### Task to carry out:
Please write the listing below out again exactly, leaving every picture behind.

### Raw data:
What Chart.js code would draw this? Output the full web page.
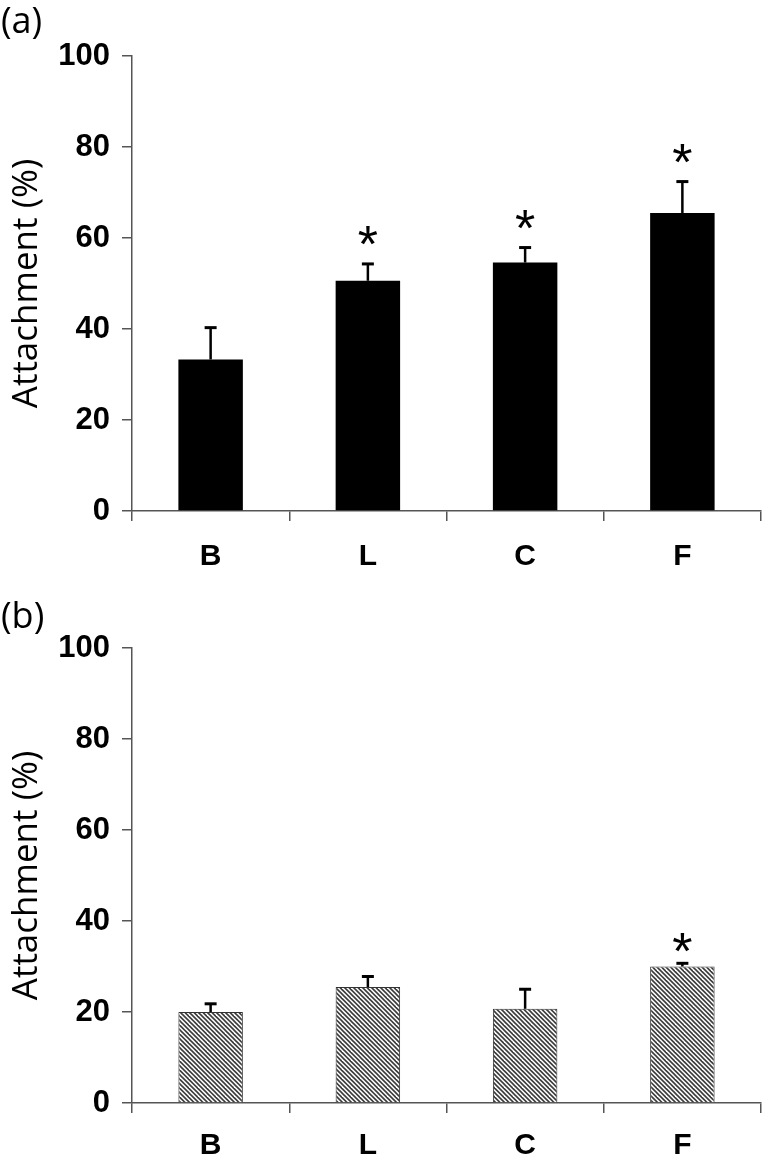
<!DOCTYPE html>
<html>
<head>
<meta charset="utf-8">
<script src="https://cdn.jsdelivr.net/npm/chart.js@4.4.1/dist/chart.umd.min.js"></script>
<style>
  body { margin: 0; background: #fff; }
  #pagina { position: relative; width: 768px; height: 1163px; overflow: hidden; }
  .painel { position: absolute; left: 0; width: 768px; }
  .letra { position: absolute; left: 1px; font-family: 'Open Sans', sans-serif; font-size: 36px; color: #000; line-height: 1; }
</style>
</head>
<body>
<div id="pagina">
  <div class="painel" style="top:0;height:580px"><canvas id="graficoA"></canvas></div>
  <div class="painel" style="top:580px;height:583px"><canvas id="graficoB"></canvas></div>
  <div class="letra" style="top:2px">(a)</div>
  <div class="letra" style="top:597px">(b)</div>
</div>
<script>
// dados
const CATEGORIAS = ['B', 'L', 'C', 'F'];
const TICKS_Y = [0, 20, 40, 60, 80, 100];

const MEDIAS_A = [33.3, 50.6, 54.6, 65.5];
const ERROS_A = [7.0, 3.7, 3.3, 6.9];
const SIGNIF_A = [false, true, true, true];

const MEDIAS_B = [20.0, 25.5, 20.7, 30.0];
const ERROS_B = [1.8, 2.3, 4.3, 0.7];
const SIGNIF_B = [false, false, false, true];

const TITULO_Y = 'Attachment (%)';

// hachura diagonal das barras de baixo
function criarHachura() {
  const c = document.createElement('canvas');
  c.width = 9; c.height = 9;
  const g = c.getContext('2d');
  g.fillStyle = '#fff';
  g.fillRect(0, 0, 9, 9);
  g.strokeStyle = '#3c3c3c';
  g.lineWidth = 1.6;
  for (let k = -3; k <= 3; k++) {
    g.beginPath();
    g.moveTo(k * 4.5 - 1, -1);
    g.lineTo(k * 4.5 + 10, 10);
    g.stroke();
  }
  return g.createPattern(c, 'repeat');
}

// barras de erro (so para cima) e asteriscos
const pluginErros = {
  id: 'erros',
  afterDatasetsDraw(chart, args, opts) {
    const ctx = chart.ctx;
    const escalaY = chart.scales.y;
    const meta = chart.getDatasetMeta(0);
    ctx.save();
    meta.data.forEach((barra, i) => {
      const topo = escalaY.getPixelForValue(opts.medias[i] + opts.erros[i]);
      ctx.strokeStyle = '#000';
      ctx.lineWidth = 2.5;
      ctx.beginPath();
      ctx.moveTo(barra.x, barra.y);
      ctx.lineTo(barra.x, topo);
      ctx.stroke();
      ctx.lineWidth = 3;
      ctx.beginPath();
      ctx.moveTo(barra.x - 6, topo);
      ctx.lineTo(barra.x + 6, topo);
      ctx.stroke();
      if (opts.signif[i]) {
        ctx.font = '52px "Liberation Sans"';
        ctx.fillStyle = '#000';
        ctx.textAlign = 'center';
        ctx.textBaseline = 'alphabetic';
        const m = ctx.measureText('*');
        const centro = topo - opts.distancia;
        ctx.fillText('*', barra.x, centro + (m.actualBoundingBoxAscent - m.actualBoundingBoxDescent) / 2);
      }
    });
    ctx.restore();
  }
};

function opcoesEscalas(alturaX, folgaRotulo) {
  return {
    x: {
      grid: { offset: true, drawOnChartArea: false, drawTicks: true, tickLength: 10, color: '#555', lineWidth: 1.5 },
      border: { display: true, color: '#555', width: 1.5 },
      ticks: { color: '#000', font: { family: 'Liberation Sans', size: 30, weight: 'bold' }, padding: folgaRotulo },
      afterFit: s => { s.height = alturaX; }
    },
    y: {
      min: 0,
      max: 100,
      afterBuildTicks: s => { s.ticks = TICKS_Y.map(v => ({ value: v })); },
      grid: { drawOnChartArea: false, drawTicks: true, tickLength: 10, color: '#555', lineWidth: 1.5 },
      border: { display: true, color: '#555', width: 1.5 },
      ticks: { color: '#000', font: { family: 'Liberation Sans', size: 31, weight: 'bold' }, padding: 12 },
      title: {
        display: true,
        text: TITULO_Y,
        color: '#000',
        font: { family: 'Open Sans', size: 35 },
        padding: { top: 6, bottom: 0 }
      },
      afterFit: s => { s.width = 132; }
    }
  };
}

function criarGrafico(idCanvas, medias, erros, signif, estiloBarra, topo, alturaX, folgaRotulo, distancia) {
  return new Chart(document.getElementById(idCanvas), {
    type: 'bar',
    data: {
      labels: CATEGORIAS,
      datasets: [Object.assign({
        data: medias,
        categoryPercentage: 1,
        barPercentage: 0.41
      }, estiloBarra)]
    },
    options: {
      responsive: true,
      maintainAspectRatio: false,
      animation: false,
      layout: { padding: { top: topo, right: 7, left: 0, bottom: 0 } },
      plugins: {
        legend: { display: false },
        tooltip: { enabled: false },
        erros: { medias: medias, erros: erros, signif: signif, distancia: distancia }
      },
      scales: opcoesEscalas(alturaX, folgaRotulo)
    },
    plugins: [pluginErros]
  });
}

criarGrafico('graficoA', MEDIAS_A, ERROS_A, SIGNIF_A,
  { backgroundColor: '#000', borderWidth: 0 }, 56, 69, 18, 28);

criarGrafico('graficoB', MEDIAS_B, ERROS_B, SIGNIF_B,
  { backgroundColor: criarHachura(), borderColor: '#333', borderWidth: 1 }, 68, 60, 15, 21);
</script>
</body>
</html>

### The reply:
What Chart.js code would draw this? Output the full web page.
<!DOCTYPE html>
<html>
<head>
<meta charset="utf-8">
<script src="https://cdn.jsdelivr.net/npm/chart.js@4.4.1/dist/chart.umd.min.js"></script>
<style>
  body { margin: 0; background: #fff; }
  #pagina { position: relative; width: 768px; height: 1163px; overflow: hidden; }
  .painel { position: absolute; left: 0; width: 768px; }
  .letra { position: absolute; left: 1px; font-family: 'Open Sans', sans-serif; font-size: 36px; color: #000; line-height: 1; }
</style>
</head>
<body>
<div id="pagina">
  <div class="painel" style="top:0;height:580px"><canvas id="graficoA"></canvas></div>
  <div class="painel" style="top:580px;height:583px"><canvas id="graficoB"></canvas></div>
  <div class="letra" style="top:2px">(a)</div>
  <div class="letra" style="top:597px">(b)</div>
</div>
<script>
// dados
const CATEGORIAS = ['B', 'L', 'C', 'F'];
const TICKS_Y = [0, 20, 40, 60, 80, 100];

const MEDIAS_A = [33.3, 50.6, 54.6, 65.5];
const ERROS_A = [7.0, 3.7, 3.3, 6.9];
const SIGNIF_A = [false, true, true, true];

const MEDIAS_B = [20.0, 25.5, 20.7, 30.0];
const ERROS_B = [1.8, 2.3, 4.3, 0.7];
const SIGNIF_B = [false, false, false, true];

const TITULO_Y = 'Attachment (%)';

// hachura diagonal das barras de baixo
function criarHachura() {
  const c = document.createElement('canvas');
  c.width = 9; c.height = 9;
  const g = c.getContext('2d');
  g.fillStyle = '#fff';
  g.fillRect(0, 0, 9, 9);
  g.strokeStyle = '#3c3c3c';
  g.lineWidth = 1.6;
  for (let k = -3; k <= 3; k++) {
    g.beginPath();
    g.moveTo(k * 4.5 - 1, -1);
    g.lineTo(k * 4.5 + 10, 10);
    g.stroke();
  }
  return g.createPattern(c, 'repeat');
}

// barras de erro (so para cima) e asteriscos
const pluginErros = {
  id: 'erros',
  afterDatasetsDraw(chart, args, opts) {
    const ctx = chart.ctx;
    const escalaY = chart.scales.y;
    const meta = chart.getDatasetMeta(0);
    ctx.save();
    meta.data.forEach((barra, i) => {
      const topo = escalaY.getPixelForValue(opts.medias[i] + opts.erros[i]);
      ctx.strokeStyle = '#000';
      ctx.lineWidth = 2.5;
      ctx.beginPath();
      ctx.moveTo(barra.x, barra.y);
      ctx.lineTo(barra.x, topo);
      ctx.stroke();
      ctx.lineWidth = 3;
      ctx.beginPath();
      ctx.moveTo(barra.x - 6, topo);
      ctx.lineTo(barra.x + 6, topo);
      ctx.stroke();
      if (opts.signif[i]) {
        ctx.font = '52px "Liberation Sans"';
        ctx.fillStyle = '#000';
        ctx.textAlign = 'center';
        ctx.textBaseline = 'alphabetic';
        const m = ctx.measureText('*');
        const centro = topo - opts.distancia;
        ctx.fillText('*', barra.x, centro + (m.actualBoundingBoxAscent - m.actualBoundingBoxDescent) / 2);
      }
    });
    ctx.restore();
  }
};

function opcoesEscalas(alturaX, folgaRotulo) {
  return {
    x: {
      grid: { offset: true, drawOnChartArea: false, drawTicks: true, tickLength: 10, color: '#555', lineWidth: 1.5 },
      border: { display: true, color: '#555', width: 1.5 },
      ticks: { color: '#000', font: { family: 'Liberation Sans', size: 30, weight: 'bold' }, padding: folgaRotulo },
      afterFit: s => { s.height = alturaX; }
    },
    y: {
      min: 0,
      max: 100,
      afterBuildTicks: s => { s.ticks = TICKS_Y.map(v => ({ value: v })); },
      grid: { drawOnChartArea: false, drawTicks: true, tickLength: 10, color: '#555', lineWidth: 1.5 },
      border: { display: true, color: '#555', width: 1.5 },
      ticks: { color: '#000', font: { family: 'Liberation Sans', size: 31, weight: 'bold' }, padding: 12 },
      title: {
        display: true,
        text: TITULO_Y,
        color: '#000',
        font: { family: 'Open Sans', size: 35 },
        padding: { top: 6, bottom: 0 }
      },
      afterFit: s => { s.width = 132; }
    }
  };
}

function criarGrafico(idCanvas, medias, erros, signif, estiloBarra, topo, alturaX, folgaRotulo, distancia) {
  return new Chart(document.getElementById(idCanvas), {
    type: 'bar',
    data: {
      labels: CATEGORIAS,
      datasets: [Object.assign({
        data: medias,
        categoryPercentage: 1,
        barPercentage: 0.41
      }, estiloBarra)]
    },
    options: {
      responsive: true,
      maintainAspectRatio: false,
      animation: false,
      layout: { padding: { top: topo, right: 7, left: 0, bottom: 0 } },
      plugins: {
        legend: { display: false },
        tooltip: { enabled: false },
        erros: { medias: medias, erros: erros, signif: signif, distancia: distancia }
      },
      scales: opcoesEscalas(alturaX, folgaRotulo)
    },
    plugins: [pluginErros]
  });
}

criarGrafico('graficoA', MEDIAS_A, ERROS_A, SIGNIF_A,
  { backgroundColor: '#000', borderWidth: 0 }, 56, 69, 18, 28);

criarGrafico('graficoB', MEDIAS_B, ERROS_B, SIGNIF_B,
  { backgroundColor: criarHachura(), borderColor: '#333', borderWidth: 1 }, 68, 60, 15, 21);
</script>
</body>
</html>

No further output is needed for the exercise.